I remembered seeing little Youssef on the first day he arrived. His sharp expression made sense, he carried worries beyond his age, having seen so much despite being only ten. And the mask Um Youssef always wore, what was its story? Why did she wear it all the time?

I asked because in December and January 2026, I went to check on them during harsh winds and heavy reins. I tried to help them tie down anything the wind tore or dig channels in the sand so water wouldn’t flood their tent. Even in those conditions, she kept her mask on.

My mother told me the reason. Before the war, when life was good, Um Youssef jokingly told my mother she wanted a gold tooth. Today, she wears the mask because of her circumstances — she has been robbed of the ability to smile, even at a young age.

I didn’t understand at first. I asked my mother what she meant. She explained: due to hunger, stress, headaches, and the pressures of life, she lost many essential vitamins, and her upper teeth fell out. She tried visiting several dentists to fix them, but the cost — about $4,000 — was impossible. She had to accept reality and wear the mask indefinitely.

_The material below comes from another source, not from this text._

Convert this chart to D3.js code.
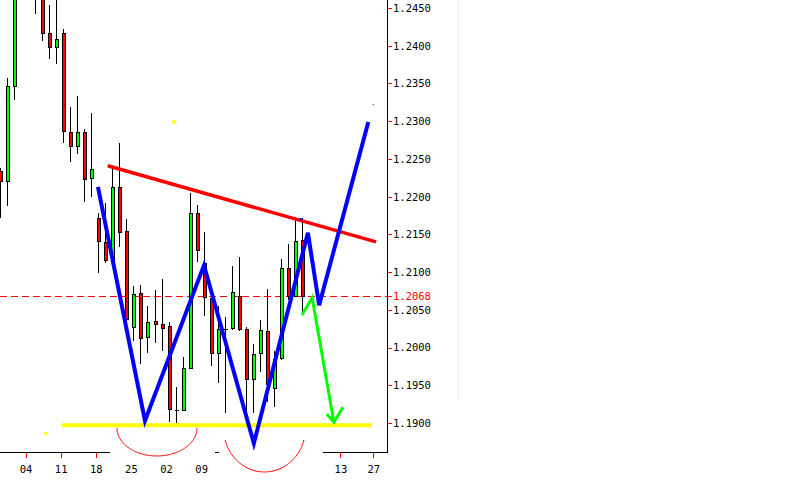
<!DOCTYPE html>
<html><head><meta charset="utf-8">
<script src="https://cdn.jsdelivr.net/npm/d3@7"></script>
<style>
html,body{margin:0;padding:0;background:#fff;}
svg{display:block;}
text{font-family:"DejaVu Sans Mono",monospace;font-size:10.5px;}
</style></head>
<body>
<script>
// ---- data ----
const opens  = [1.2234,1.2221,1.2347,1.2474,1.2510,1.2490,1.2470,1.2417,1.2398,1.2417,1.2286,1.2267,1.2286,1.2225,1.2172,1.2140,1.2113,1.2213,1.2154,1.2027,1.2072,1.2014,1.2035,1.2031,1.2029,1.1917,1.1917,1.1973,1.2178,1.2112,1.2066,1.1993,1.2025,1.2026,1.2068,1.2025,1.1958,1.1993,1.2022,1.1946,1.1986,1.2105,1.2068,1.2143];
const highs  = [1.2238,1.2357,1.2487,1.2525,1.2520,1.2500,1.2478,1.2454,1.2465,1.2422,1.2319,1.2333,1.2290,1.2311,1.2178,1.2192,1.2238,1.2271,1.2170,1.2082,1.2083,1.2055,1.2076,1.2091,1.2034,1.1948,1.1987,1.2205,1.2189,1.2153,1.2076,1.2055,1.2040,1.2108,1.2120,1.2027,1.2005,1.2037,1.2078,1.1995,1.2117,1.2137,1.2173,1.2172];
const lows   = [1.2172,1.2188,1.2328,1.2465,1.2478,1.2442,1.2406,1.2382,1.2376,1.2271,1.2246,1.2257,1.2193,1.2200,1.2099,1.2112,1.2111,1.2133,1.2035,1.2009,1.1978,1.1993,1.2006,1.1995,1.1901,1.1900,1.1916,1.1972,1.2113,1.2042,1.1976,1.1953,1.1913,1.2023,1.2022,1.1904,1.1913,1.1968,1.1928,1.1921,1.1983,1.2063,1.2067,1.2043];
const closes = [1.2221,1.2347,1.2474,1.2510,1.2490,1.2470,1.2417,1.2398,1.2409,1.2287,1.2267,1.2286,1.2223,1.2237,1.2141,1.2116,1.2213,1.2153,1.2038,1.2071,1.2013,1.2034,1.2031,1.2026,1.1919,1.1917,1.1973,1.2178,1.2129,1.2067,1.1993,1.2025,1.2025,1.2074,1.2025,1.1958,1.1991,1.2023,1.1952,1.1985,1.2105,1.2068,1.2141,1.2068];

const priceTicks = [1.2450,1.2400,1.2350,1.2300,1.2250,1.2200,1.2150,1.2100,1.2050,1.2000,1.1950,1.1900];
const currentPrice = 1.2068;
const dateTickPos = [3.5, 8.5, 13.5, 18.5, 23.5, 28.5, 48.33, 53.0];
const dateTickLabels = ["04","11","18","25","02","09","13","27"];

// annotations (index, price)
const zigzagIdx   = [13.8, 20.5, 28.9, 36.0, 43.7, 45.3, 52.3];
const zigzagPrice = [1.2213, 1.1903, 1.2109, 1.1873, 1.2152, 1.2056, 1.2299];
const trendIdx    = [15.2, 53.4];
const trendPrice  = [1.2241, 1.2140];
const supportIdx  = [8.7, 52.8];
const supportPrice = [1.1897, 1.1897];
const arrowIdx    = [42.85, 44.3, 47.4];
const arrowPrice  = [1.2043, 1.2066, 1.1901];
const arrowHeadIdx   = [46.4, 47.4, 48.7];
const arrowHeadPrice = [1.1912, 1.1901, 1.1921];

// ---- layout ----
const W = 796, H = 497;
const axisX = 387, axisY = 452;

const x = d3.scaleLinear().domain([0, 43]).range([1, 303]);
const y = d3.scaleLinear().domain([1.19, 1.245]).range([423, 8]);

const svg = d3.select("body").append("svg").attr("width", W).attr("height", H);

// faint separator line on the right
svg.append("line").attr("x1", 458.5).attr("x2", 458.5).attr("y1", 0).attr("y2", 400)
  .attr("stroke", "#e6eef0").attr("stroke-width", 1);

// current price dashed line
svg.append("line").attr("x1", 0).attr("x2", axisX).attr("y1", Math.round(y(currentPrice)) + 0.5).attr("y2", Math.round(y(currentPrice)) + 0.5)
  .attr("stroke", "#ff0000").attr("stroke-width", 1).attr("stroke-dasharray", "7,4");

// candles
const data = opens.map((o, i) => ({i, o, h: highs[i], l: lows[i], c: closes[i]}));
const cg = svg.append("g").attr("shape-rendering", "crispEdges");
data.forEach(d => {
  const cx = Math.round(x(d.i));
  cg.append("line").attr("x1", cx - 0.5).attr("x2", cx - 0.5)
    .attr("y1", Math.round(y(d.h))).attr("y2", Math.round(y(d.l)))
    .attr("stroke", "#000").attr("stroke-width", 1);
  const top = Math.round(y(Math.max(d.o, d.c)));
  const bot = Math.round(y(Math.min(d.o, d.c)));
  if (d.o === d.c) {
    cg.append("line").attr("x1", cx - 2).attr("x2", cx + 2).attr("y1", top + 0.5).attr("y2", top + 0.5)
      .attr("stroke", "#000").attr("stroke-width", 1);
  } else {
    cg.append("rect").attr("x", cx - 1.5).attr("width", 3)
      .attr("y", top + 0.5).attr("height", Math.max(bot - top, 1))
      .attr("fill", d.c > d.o ? "#00ff00" : "#ff0000")
      .attr("stroke", "#000").attr("stroke-width", 1);
  }
});

// axes lines
const ag = svg.append("g").attr("shape-rendering", "crispEdges");
ag.append("line").attr("x1", 0).attr("x2", axisX + 1).attr("y1", axisY + 0.5).attr("y2", axisY + 0.5).attr("stroke", "#000");
ag.append("line").attr("x1", axisX + 0.5).attr("x2", axisX + 0.5).attr("y1", 0).attr("y2", axisY + 1).attr("stroke", "#000");

// right price axis
const yAxis = d3.axisRight(y).tickValues(priceTicks).tickFormat(d3.format(".4f")).tickSize(4).tickPadding(1.5);
const yg = svg.append("g").attr("transform", `translate(${axisX + 0.5},0)`).call(yAxis);
yg.select(".domain").remove();
yg.selectAll(".tick line").attr("stroke", "#ff0000").attr("shape-rendering", "crispEdges");
yg.selectAll(".tick text").attr("fill", "#000").style("font-family", "DejaVu Sans Mono").style("font-size", "10.5px");
yg.attr("font-family", null).attr("font-size", null);

// current price label
const cpY = Math.round(y(currentPrice)) + 0.5;
svg.append("line").attr("x1", axisX + 0.5).attr("x2", axisX + 4.5).attr("y1", cpY).attr("y2", cpY)
  .attr("stroke", "#ff0000").attr("shape-rendering", "crispEdges");
svg.append("text").attr("x", axisX + 6).attr("y", cpY).attr("dy", "0.32em").attr("fill", "#ff0000")
  .text(d3.format(".4f")(currentPrice));

// bottom date axis
const xAxis = d3.axisBottom(x).tickValues(dateTickPos).tickFormat((d, k) => dateTickLabels[k]).tickSize(5).tickPadding(8);
const xg = svg.append("g").attr("transform", `translate(0,${axisY + 0.5})`).call(xAxis);
xg.select(".domain").remove();
xg.selectAll(".tick line").attr("stroke", "#ff0000").attr("shape-rendering", "crispEdges");
xg.selectAll(".tick text").attr("fill", "#000").style("font-family", "DejaVu Sans Mono").style("font-size", "10.5px");
xg.attr("font-family", null).attr("font-size", null);

// white cover over part of the bottom axis (as in the reference)
svg.append("rect").attr("x", 110).attr("y", 446).attr("width", 213).attr("height", 14).attr("fill", "#fff");
svg.append("line").attr("x1", 215).attr("x2", 219).attr("y1", axisY + 0.5).attr("y2", axisY + 0.5)
  .attr("stroke", "#000").attr("shape-rendering", "crispEdges");

// red arcs (lower half-ellipses)
function halfEllipse(ci, cp, rx, ry, startDy) {
  const cxp = x(ci), cyp = y(cp);
  const t0 = Math.asin(Math.min(1, startDy / ry));
  const pts = d3.range(0, 101).map(k => {
    const t = t0 + (Math.PI - 2 * t0) * k / 100;
    return [cxp + rx * Math.cos(t), cyp + ry * Math.sin(t)];
  });
  return d3.line()(pts);
}
svg.append("path").attr("d", halfEllipse(22.21, 1.18934, 40, 28, 0))
  .attr("fill", "none").attr("stroke", "#ff0000").attr("stroke-width", 1);
svg.append("path").attr("d", halfEllipse(37.52, 1.18934, 41, 44, 12))
  .attr("fill", "none").attr("stroke", "#ff0000").attr("stroke-width", 1);

const line = d3.line().x(d => x(d[0])).y(d => y(d[1]));

// support line (yellow)
svg.append("path").attr("d", line(supportIdx.map((v, k) => [v, supportPrice[k]])))
  .attr("stroke", "#ffff00").attr("stroke-width", 4).attr("fill", "none");

// trend line (red)
svg.append("path").attr("d", line(trendIdx.map((v, k) => [v, trendPrice[k]])))
  .attr("stroke", "#ff0000").attr("stroke-width", 3.5).attr("fill", "none");

// zigzag (blue)
svg.append("path").attr("d", line(zigzagIdx.map((v, k) => [v, zigzagPrice[k]])))
  .attr("stroke", "#0000ff").attr("stroke-width", 4).attr("fill", "none").attr("stroke-linejoin", "miter");

// green arrow
svg.append("path").attr("d", line(arrowIdx.map((v, k) => [v, arrowPrice[k]])))
  .attr("stroke", "#00ff00").attr("stroke-width", 3).attr("fill", "none");
svg.append("path").attr("d", line(arrowHeadIdx.map((v, k) => [v, arrowHeadPrice[k]])))
  .attr("stroke", "#00ff00").attr("stroke-width", 3).attr("fill", "none");

// small stray marks
const dots = [
  {i: 24.65, p: 1.2299, c: "#ffff00", w: 3, h: 4},
  {i: 6.4, p: 1.1886, c: "#ffff00", w: 3, h: 3},
  {i: 42.7, p: 1.2170, c: "#0000ff", w: 3, h: 2},
  {i: 44.1, p: 1.2164, c: "#0000ff", w: 1, h: 1},
  {i: 53.0, p: 1.2322, c: "#0000ff", w: 1, h: 1}
];
dots.forEach(d => {
  svg.append("rect").attr("x", x(d.i) - d.w / 2).attr("y", y(d.p) - d.h / 2)
    .attr("width", d.w).attr("height", d.h).attr("fill", d.c);
});
</script>
</body></html>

The mask didn’t just cover her mouth.
It hid the effects of hunger on her body and her embarrassment in a world that didn’t even leave her the right to smile.

I couldn’t stand that moment. I remembered Hamdi Abu Youssef, always praised for his generosity. I once asked him for a ring as a child, and he brought it the next day. Now, I write for more than ten international platforms, translated into seven languages, and yet I couldn’t help her. I felt helpless, frustrated, and heartbroken. I went to the sea for fresh air, but even that day, the breeze that usually calmed me had no effect.

Ramadan began on February 18. A day before, I wanted to bring them some joy. I tried inviting them to share iftar with us. They refused at first, saying she was sick. In truth, she couldn’t remove her mask to eat in front of anyone.

In Ramadan, families gather around food. She feared the eyes watching her instead.

I saved some money from my writing to provide them with Ramadan necessities, to share small moments of happiness and let them know we were thinking of them. This Ramadan, though lacking its usual signs and traditions, we try to make it through, carrying memories with us every day.

When I look at Um Youssef, I don’t see her alone. I see all of Gaza, trying to hide its cracks beneath a thin layer of patience.

Her story is not unique. There are 57, 000 stories like hers, reflecting the harsh reality of life in Gaza today, under a fragile ceasefire and empty peace slogans that mean nothing.